Hi, wondering if you have to use lemon for this to work or can I omit it all together (wanting to make today and don’t have a lemon) thanks :)
I am so sorry for just now seeing your comment! I found it in spam for some reason. I hope you found the answer in the post. :) “And don’t leave out the lemon juice! It’s necessary due to the lack of pectin. Or at least that’s what I’ve read.” It could work without the lemon but I haven’t tried it so I can’t say for sure. Sorry about that!
Love it! I had to adjust the amount of lemon because our British winter strawberries are a bit sour!
Thanks so much! I never knew it would thicken so well with nothing added!
Haha. Same with our German winter strawberries! They’re pretty useless. :/ Thanks for your comment!
Can this be processed for canning? Or placed in the freezer for use later?
You can freeze it but I have no idea about canning. Sorry about that!
Would this recipe work with other berries as well? Such as raspberries, blueberries, blackberries, etc.
Looking forward to giving this recipe a try – this will be my first ever attempt at making jam.

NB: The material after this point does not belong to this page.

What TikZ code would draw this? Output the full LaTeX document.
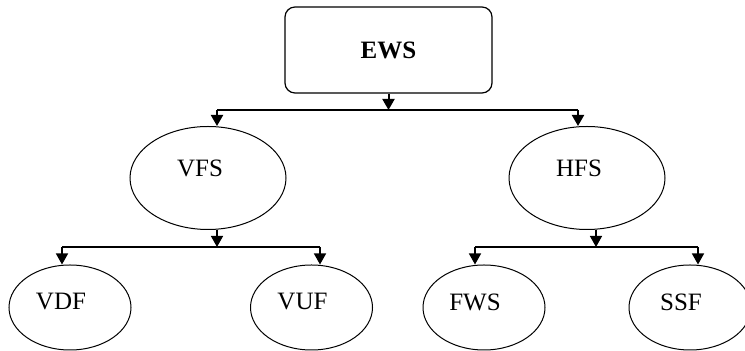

Hello! I’ve used this with other types of fruit with no issue. You might just have to adjust the honey a bit. I used super sweet strawberries, which are way sweeter than other types of berries, so you’ll likely need quite a bit more honey or other sweetener. Hope it turns out well. :)
Hi Erin, I wonder if I could use frozen strawberries? When its not strawberry season I tend to use frozen.
Hi there! Frozen will work fine as long as the berries are actually sweet. If your frozen strawberries are anything like mine (which aren’t sweet or really even flavorful), you may need to add more honey!
Maybe your berries weren’t sweet enough? I’ve never thought that this jam was very lemony at all!